Durrell Helping Safeguard Species: Top Ten Bird Species Benefitting from Zoos and Aquariums

Durrell is helping to safeguard the future of half of the top ten bird species benefitting from work done by zoos and aquariums.

The British and Irish Association of Zoos and Aquariums (BIAZA), which promotes the values of good zoos and aquariums, has compiled a list of the top ten birds benefitting from the work of zoos and aquariums in the UK and Ireland and Durrell work with five of the species on the list, playing a significant role in helping to protect the Northern bald ibis, Madagascar pochard, Edwards’s pheasant, Blue-crowned laughing thrush and the Bali starling.

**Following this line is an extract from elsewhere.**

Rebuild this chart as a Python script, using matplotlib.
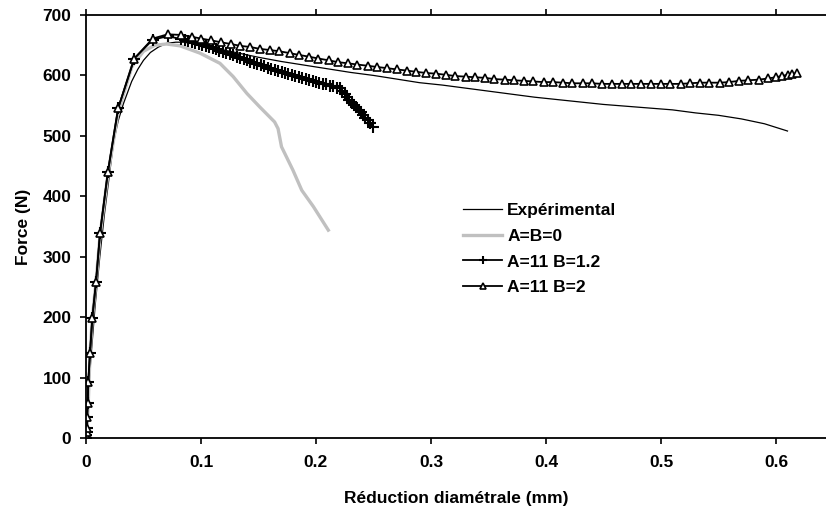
import numpy as np
import matplotlib
matplotlib.use('Agg')
import matplotlib.pyplot as plt

plt.rcParams['font.family'] = ['Liberation Sans', 'DejaVu Sans']
plt.rcParams['font.weight'] = 'bold'

# force vs diametral reduction
exp_x = [0, 0.001, 0.002, 0.003, 0.005, 0.008, 0.012, 0.016, 0.020, 0.024, 0.028,
         0.0325, 0.0397, 0.045, 0.050, 0.056, 0.063, 0.070, 0.078, 0.085, 0.095,
         0.11, 0.13, 0.15, 0.17, 0.19, 0.21, 0.23, 0.25, 0.27, 0.29, 0.31, 0.33,
         0.35, 0.37, 0.39, 0.41, 0.43, 0.45, 0.47, 0.49, 0.51, 0.53, 0.55, 0.57,
         0.59, 0.61]
exp_f = [0, 20, 60, 100, 150, 220, 300, 370, 430, 490, 525,
         553, 590, 610, 625, 638, 647, 653, 655, 655, 652,
         646, 638, 630, 623, 617, 611, 605, 600, 594, 588, 584, 579,
         574, 569, 564, 560, 556, 552, 549, 546, 543, 538, 534, 528,
         520, 508]

ab0_x = [0, 0.001, 0.002, 0.0035, 0.0055, 0.0087, 0.0122, 0.019, 0.028, 0.040,
         0.050, 0.060, 0.070, 0.0817, 0.099, 0.1165, 0.128, 0.140, 0.151, 0.164,
         0.167, 0.170, 0.180, 0.1876, 0.1977, 0.2107]
ab0_f = [0, 20, 60, 140, 199, 258, 335, 435, 540, 615,
         640, 650, 652, 649, 637, 620, 598, 570, 548, 523,
         512, 482, 443, 410, 383, 344]

b12_x = [0, 0.0003, 0.0006, 0.0008, 0.001, 0.0015, 0.002, 0.0035, 0.0055, 0.0087,
         0.0122, 0.019, 0.028, 0.042, 0.058, 0.071,
         0.083, 0.086, 0.089, 0.092, 0.095, 0.098, 0.101, 0.104, 0.107, 0.110,
         0.113, 0.116, 0.119, 0.122, 0.125, 0.128, 0.131, 0.134, 0.137, 0.140,
         0.143, 0.146, 0.149, 0.152, 0.155, 0.158, 0.161, 0.164, 0.167, 0.170,
         0.173, 0.176, 0.179, 0.182, 0.185, 0.188, 0.191, 0.194, 0.197, 0.200,
         0.203, 0.206, 0.209, 0.212, 0.215, 0.218, 0.221, 0.223, 0.225, 0.227,
         0.229, 0.231, 0.233, 0.235, 0.237, 0.239, 0.241, 0.243, 0.245, 0.247,
         0.2496]
b12_f = [0, 5, 10, 17, 35, 58, 93, 141, 199, 258,
         339, 440, 546, 628, 659, 665,
         660, 659, 657, 656, 654, 652, 650, 649, 647, 645,
         643, 641, 639, 637, 635, 633, 631, 629, 627, 625,
         623, 621, 619, 617, 615, 613, 611, 609, 607, 605,
         604, 602, 601, 599, 597, 596, 594, 592, 591, 589,
         588, 586, 585, 583, 582, 580, 579, 574, 569, 564,
         559, 555, 551, 547, 543, 539, 535, 530, 526, 521,
         515]

b2_x = [0, 0.0003, 0.0006, 0.0008, 0.001, 0.0015, 0.002, 0.0035, 0.0055, 0.0087,
        0.0122, 0.019, 0.028, 0.042, 0.058, 0.071,
        0.083, 0.092, 0.100, 0.109, 0.117, 0.126, 0.134, 0.143, 0.151, 0.160,
        0.168, 0.177, 0.185, 0.194, 0.202, 0.211, 0.219, 0.228, 0.236, 0.245,
        0.253, 0.262, 0.270, 0.279, 0.287, 0.296, 0.304, 0.313, 0.321, 0.330,
        0.338, 0.347, 0.355, 0.364, 0.372, 0.381, 0.389, 0.398, 0.406, 0.415,
        0.423, 0.432, 0.440, 0.449, 0.457, 0.466, 0.474, 0.483, 0.491, 0.500,
        0.508, 0.517, 0.525, 0.534, 0.542, 0.551, 0.559, 0.568, 0.576, 0.585,
        0.593, 0.600, 0.605, 0.610, 0.614, 0.618]
b2_f = [0, 5, 10, 17, 35, 58, 93, 141, 199, 258,
        339, 440, 546, 628, 661, 668,
        667, 664, 661, 658, 655, 652, 649, 647, 644, 642,
        640, 637, 634, 631, 628, 625, 622, 620, 618, 616,
        614, 612, 610, 608, 606, 604, 603, 601, 599, 598,
        597, 596, 594, 593, 592, 591, 590, 589, 589, 588,
        587, 587, 587, 586, 586, 586, 586, 586, 586, 586,
        586, 586, 587, 588, 588, 588, 589, 591, 592, 593,
        595, 597, 599, 601, 602, 604]

x_ticks = [0, 0.1, 0.2, 0.3, 0.4, 0.5, 0.6]
x_labels = ['0', '0.1', '0.2', '0.3', '0.4', '0.5', '0.6']
y_ticks = [0, 100, 200, 300, 400, 500, 600, 700]

FS = 12.5

fig = plt.figure(figsize=(8.26, 5.13), dpi=100)
ax = fig.add_axes([86 / 826, 1 - 438 / 513, 1 - 86 / 826, (438 - 15) / 513])

ax.plot(exp_x, exp_f, color='black', lw=0.9, label='Expérimental')
ax.plot(ab0_x, ab0_f, color='#c0c0c0', lw=2.4, label='A=B=0')
ax.plot(b12_x, b12_f, color='black', lw=1.3, marker='+', ms=8, mew=1.5,
        label='A=11 B=1.2')
ax.plot(b2_x, b2_f, color='black', lw=1.3, marker='^', ms=5.8, mew=1.2,
        mfc='white', label='A=11 B=2')

ax.set_xlim(0, 740 / 1150)
ax.set_ylim(0, 700)
ax.set_xticks(x_ticks)
ax.set_xticklabels(x_labels)
ax.set_yticks(y_ticks)

for s in ['left', 'bottom', 'top']:
    ax.spines[s].set_linewidth(1.3)
ax.spines['right'].set_visible(False)
ax.tick_params(axis='both', direction='out', length=4.5, width=1.2,
               labelsize=FS, colors='black')
ax.tick_params(axis='x', pad=8, top=True, labeltop=False)
ax.tick_params(axis='y', pad=6)
for lab in ax.get_xticklabels() + ax.get_yticklabels():
    lab.set_fontweight('bold')

ax.set_xlabel('Réduction diamétrale (mm)', fontsize=FS, fontweight='bold',
              labelpad=15)
ax.set_ylabel('Force (N)', fontsize=FS, fontweight='bold', labelpad=8)

leg = ax.legend(loc='center left', bbox_to_anchor=(463 / 826, 1 - 249 / 513),
                bbox_transform=fig.transFigure, frameon=False, fontsize=FS,
                handlelength=2.25, handletextpad=0.3, labelspacing=0.62,
                borderpad=0, borderaxespad=0, markerscale=0.8)
for t in leg.get_texts():
    t.set_fontweight('bold')

plt.savefig('out.png', dpi=100)
plt.close(fig)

In 2006, there were only 20 Madagascar pochards left in the wild. Durrell instigated a captive breeding programme in partnership with the Wildfowl and Wetlands Trust and there are now around 100 birds in captivity and plans are in place to re-introduce them as early as next year.

Durrell has also been instrumental in helping to create a safety-net population of the critically endangered Bali starling. The wildlife park has been home to the species since the early 1970's and has twice sent birds back to Indonesia to join a captive breeding programme.

David Jeggo, Head of Durrell's Bird Department said, "Zoos can do so much to help birds, as the BIAZA report demonstrates. It's great to see Durrell's contribution to this - we hold half of the species listed in the report in our collection, all of which are critically endangered. This is a big achievement, especially for such a small organisation."

Dr Kirsten Pullen, CEO of BIAZA, said, “This year’s Top Ten report is the fourth in a series which highlights the contribution of good zoos and aquariums to the conservation of the natural world. This time, the focus is on birds.

“Zoos and aquariums are an active part of the global conservation community. They can marry up active field conservation with the ‘Ark Concept’ of captive breeding programmes.

“The birds in our latest Top Ten report are all species that are reliant on captive breeding to complement field initiatives.”

Strict criteria were used to select the top ten. All the birds proposed had to be associated with current field initiatives by zoos and/or essential conservation breeding in zoos.

Particular importance was placed on initiatives which included a management role in the species’ conservation, rather than just providing funds. Priority was also given to species listed as threatened on the international IUCN Red List of threatened species.

The top ten list demonstrates the importance of zoos and aquariums not only for conservation breeding of safety-net populations, but also for their contribution to funding and management of conservation projects in the field, including research, education and support for local communities, as well as protection of crucial wildlife habitats.

BIAZA’s top ten bird species benefitting from zoos and aquariums are:

African penguin

Numbers are plummeting in the wild due to oil spills, overfishing, shifts in food availability and human disturbance.

Bali starling

These are seen as very desirable cage birds, and illegal trapping has brought them to virtual extinction in the wild.

Blue-crowned laughing thrush

The zoo population of this Chinese bird equates to 50% of the total global population.

Ecuadorian Amazon parrot

With fewer than 600 individuals left, its survival relies on the protection of remaining wild populations and their habitats.

Edwards’s pheasant

There is a small captive population, but it has never been seen or studied by a scientist in the wild.

Madagascar pochard

Just 20-25 Madagascar pochard now survive in the wild.

Northern bald ibis

Pesticide poisoning has had a devastating effect on their numbers. The BIAZA community is working together to ensure a genetically diverse bloodline within the captive population.

Oriental white-backed Vulture

Species restoration has been made possible by zoo-based expertise and funding.

Socorro dove A classic island species, numbers have been devastated by man-introduced pests like rats, cats and goats. Captive breeding has saved it from total extinction.

Visayan tarictic hornbill

Two BIAZA zoos are actively supporting in-situ work to save and restore the wild habitat of this species.